Red Cross officials from the two Koreas will sit down at a negotiation table today at the North’s Mount Kumgang resort to discuss plans to resume family reunions for October’s Chuseok holidays.

South Korea’s National Red Cross said yesterday that its North Korean counterpart has agreed to hold the three-day meeting, sending the message through the direct telephone line at the truce village of Panmunjom.

North Korea severed the communication channel last November, and the Red Cross talks were suspended in late 2007.

The meeting today will be the first of its kind since the launch of the Lee Myung-bak administration.

“The North sent the message about the Red Cross meeting at 9:47 a.m. through the direct Panmunjeom telephone channel,” said Unification Ministry spokesman Chun Hae-sung. “We believe the direct line between the two Koreas’ Red Cross offices has been normalized.”

Pyongyang cut off the channel to protest Seoul’s participation in drafting UN sanctions against the North.

The telephone line had been briefly restored during the North Korean condolence visit to Seoul last week, but was cut again on Monday.

The two sides will discuss a plan to hold reunions for Chuseok, Korea’s Thanksgiving, between families separated since the 1950-1953 Korean War. This year, the holiday falls on the first weekend of October.

The reunion plan was agreed to by North Korean leader Kim Jong-il and Hyundai Chairwoman Hyun Jeong-eun during their meeting in Pyongyang on Aug. 16. Following the agreement, the South’s Red Cross asked its North Korean counterpart to discuss reunion arrangements.

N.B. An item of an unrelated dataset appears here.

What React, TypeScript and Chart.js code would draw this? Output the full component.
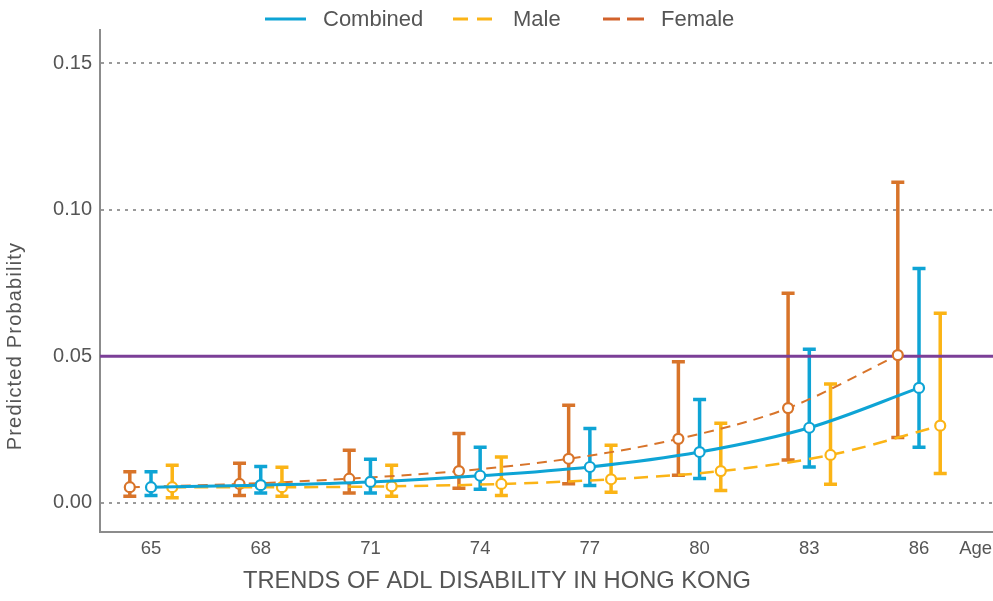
import React, { useEffect, useRef } from 'react';
import { Chart, registerables } from 'chart.js';

Chart.register(...registerables);

// ---- Data ----
const ages = [65, 68, 71, 74, 77, 80, 83, 86];
const xTickLabels = ['65', '68', '71', '74', '77', '80', '83', '86'];
const axisUnitLabel = 'Age';
const ageLabelPos = 87.55;
const yTickValues = [0, 0.05, 0.1, 0.15];
const threshold = 0.05;

const combinedMid = [0.0053, 0.006, 0.0071, 0.0092, 0.0122, 0.0173, 0.0256, 0.0392];
const combinedLow = [0.0025, 0.0033, 0.0033, 0.0046, 0.0059, 0.0083, 0.0122, 0.0189];
const combinedHigh = [0.0106, 0.0124, 0.0148, 0.0189, 0.0253, 0.0352, 0.0524, 0.08];

const maleMid = [0.0053, 0.0053, 0.0056, 0.0064, 0.008, 0.0108, 0.0163, 0.0263];
const maleLow = [0.0017, 0.0022, 0.0022, 0.0025, 0.0036, 0.0042, 0.0063, 0.01];
const maleHigh = [0.0128, 0.0121, 0.0128, 0.0156, 0.0196, 0.0271, 0.0405, 0.0647];

const femaleMid = [0.0053, 0.0064, 0.0082, 0.0108, 0.015, 0.0218, 0.0323, 0.0504];
const femaleLow = [0.0022, 0.0025, 0.0033, 0.0049, 0.0065, 0.0094, 0.0146, 0.0223];
const femaleHigh = [0.0106, 0.0135, 0.0179, 0.0236, 0.0333, 0.0481, 0.0715, 0.1094];

const groupOffset = 0.58;
const xMin = 63.605;
const xMax = 88.023;

// ---- Styles ----
const BLUE = '#0ea4d5';
const YELLOW = '#fbb416';
const ORANGE = '#d8742a';
const ORANGE_LEG = '#d2622b';
const PURPLE = '#7b3f97';
const TEXT = '#555555';
const FONT = "'Liberation Sans', Arial, Helvetica, sans-serif";

const errorBarPlugin = {
  id: 'errorBars',
  beforeDatasetsDraw(chart: any) {
    const { ctx, scales } = chart;
    const x = scales.x;
    const y = scales.y;
    const dsList = chart.data.datasets.slice().reverse();
    dsList.forEach((ds: any) => {
      if (!ds.errLow) return;
      ctx.save();
      ctx.strokeStyle = ds.borderColor;
      ctx.lineWidth = 3.5;
      ctx.setLineDash([]);
      ds.data.forEach((pt: any, i: number) => {
        const px = x.getPixelForValue(pt.x);
        const top = y.getPixelForValue(ds.errHigh[i]);
        const bot = y.getPixelForValue(ds.errLow[i]);
        ctx.beginPath();
        ctx.moveTo(px, top);
        ctx.lineTo(px, bot);
        ctx.moveTo(px - 6.5, top);
        ctx.lineTo(px + 6.5, top);
        ctx.moveTo(px - 6.5, bot);
        ctx.lineTo(px + 6.5, bot);
        ctx.stroke();
      });
      ctx.restore();
    });
  },
};

const textPlugin = {
  id: 'customText',
  afterDraw(chart: any) {
    const { ctx, scales } = chart;
    ctx.save();
    // legend
    const items = [
      { label: 'Combined', color: BLUE, dash: [], x0: 265, x1: 306, tx: 323 },
      { label: 'Male', color: YELLOW, dash: [15, 9], x0: 453, x1: 494, tx: 513 },
      { label: 'Female', color: ORANGE_LEG, dash: [17, 7], x0: 603, x1: 644, tx: 661 },
    ];
    const ly = 19;
    items.forEach((it) => {
      ctx.strokeStyle = it.color;
      ctx.lineWidth = 3;
      ctx.setLineDash(it.dash);
      ctx.beginPath();
      ctx.moveTo(it.x0, ly);
      ctx.lineTo(it.x1, ly);
      ctx.stroke();
      ctx.setLineDash([]);
      ctx.fillStyle = TEXT;
      ctx.font = `22px ${FONT}`;
      ctx.textAlign = 'left';
      ctx.textBaseline = 'middle';
      ctx.fillText(it.label, it.tx, ly + 1);
    });
    // axis unit label at the end of the x axis
    ctx.fillStyle = TEXT;
    ctx.font = `18.5px ${FONT}`;
    ctx.textAlign = 'center';
    ctx.textBaseline = 'middle';
    ctx.fillText(axisUnitLabel, scales.x.getPixelForValue(ageLabelPos), 549);
    // y title
    ctx.save();
    ctx.translate(15, 346);
    ctx.rotate(-Math.PI / 2);
    ctx.fillStyle = TEXT;
    ctx.font = `20px ${FONT}`;
    try { (ctx as any).letterSpacing = '1.2px'; } catch (e) {}
    ctx.textAlign = 'center';
    ctx.textBaseline = 'middle';
    ctx.fillText('Predicted Probability', 0, 0);
    ctx.restore();
    // x title
    ctx.fillStyle = TEXT;
    ctx.font = `23.7px ${FONT}`;
    ctx.textAlign = 'center';
    ctx.textBaseline = 'alphabetic';
    ctx.fillText('TRENDS OF ADL DISABILITY IN HONG KONG', 497, 588);
    ctx.restore();
  },
};

function seriesPoints(mid: number[], offset: number) {
  return ages.map((a, i) => ({ x: a + offset, y: mid[i] }));
}

export default function App() {
  const ref = useRef<HTMLCanvasElement | null>(null);

  useEffect(() => {
    if (!ref.current) return;
    const pointCommon = {
      pointRadius: 5,
      pointHoverRadius: 5,
      pointBackgroundColor: '#ffffff',
      pointBorderWidth: 2.2,
      cubicInterpolationMode: 'monotone',
      fill: false,
    };
    const chart = new Chart(ref.current, {
      type: 'line',
      data: {
        datasets: [
          {
            label: 'Combined',
            data: seriesPoints(combinedMid, 0),
            borderColor: BLUE,
            pointBorderColor: BLUE,
            borderWidth: 3,
            errLow: combinedLow,
            errHigh: combinedHigh,
            ...pointCommon,
          } as any,
          {
            label: 'Male',
            data: seriesPoints(maleMid, groupOffset),
            borderColor: YELLOW,
            pointBorderColor: YELLOW,
            borderWidth: 2.5,
            borderDash: [14, 8],
            errLow: maleLow,
            errHigh: maleHigh,
            ...pointCommon,
          } as any,
          {
            label: 'Female',
            data: seriesPoints(femaleMid, -groupOffset),
            borderColor: ORANGE,
            pointBorderColor: ORANGE,
            borderWidth: 2,
            borderDash: [10, 7],
            errLow: femaleLow,
            errHigh: femaleHigh,
            ...pointCommon,
          } as any,
          {
            label: 'Threshold',
            data: [
              { x: xMin, y: threshold },
              { x: xMax, y: threshold },
            ],
            borderColor: PURPLE,
            borderWidth: 3,
            pointRadius: 0,
            fill: false,
          },
        ],
      },
      options: {
        animation: false,
        responsive: false,
        layout: { autoPadding: false, padding: { top: 30, left: 0, right: 0, bottom: 0 } },
        plugins: {
          legend: { display: false },
          tooltip: { enabled: false },
          title: { display: false },
        },
        scales: {
          x: {
            type: 'linear',
            min: xMin,
            max: xMax,
            grid: { display: false, drawTicks: false },
            border: { display: true, color: '#8c8c8c', width: 2 },
            afterBuildTicks: (scale: any) => {
              scale.ticks = ages.map((v) => ({ value: v }));
            },
            afterFit: (scale: any) => {
              scale.height = 69;
              scale.paddingLeft = 0;
              scale.paddingRight = 0;
            },
            ticks: {
              autoSkip: false,
              maxRotation: 0,
              padding: 6,
              color: TEXT,
              font: { size: 18.5, family: FONT },
              callback: (_v: any, i: number) => xTickLabels[i],
            },
          },
          y: {
            type: 'linear',
            min: -0.01,
            max: 0.1614,
            grid: { color: '#9a9a9a', lineWidth: 2, drawTicks: false },
            border: { display: true, color: '#8c8c8c', width: 2, dash: [3, 5] },
            afterBuildTicks: (scale: any) => {
              scale.ticks = yTickValues.map((v) => ({ value: v }));
            },
            afterFit: (scale: any) => {
              scale.width = 100;
              scale.paddingTop = 0;
              scale.paddingBottom = 0;
            },
            ticks: {
              padding: 8,
              color: TEXT,
              font: { size: 20, family: FONT },
              callback: (v: any) => Number(v).toFixed(2),
            },
          },
        },
      },
      plugins: [errorBarPlugin, textPlugin],
    } as any);
    return () => chart.destroy();
  }, []);

  return (
    <div style={{ position: 'fixed', left: 0, top: 0, width: 993, height: 601, background: '#fff' }}>
      <canvas ref={ref} width={993} height={601} style={{ display: 'block' }} />
    </div>
  );
}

More than 20,000 family members separated during the war have been briefly reunited on over 16 occasions. The last face-to-face reunions took place in October 2007, days after the second inter-Korean summit between Roh Moo-hyun and Kim Jong-il.

According to the Unification Ministry, 127,408 individuals had applied for a reunion as of the end of July.

Chun said other inter-Korean issues will be discussed at the Red Cross talks.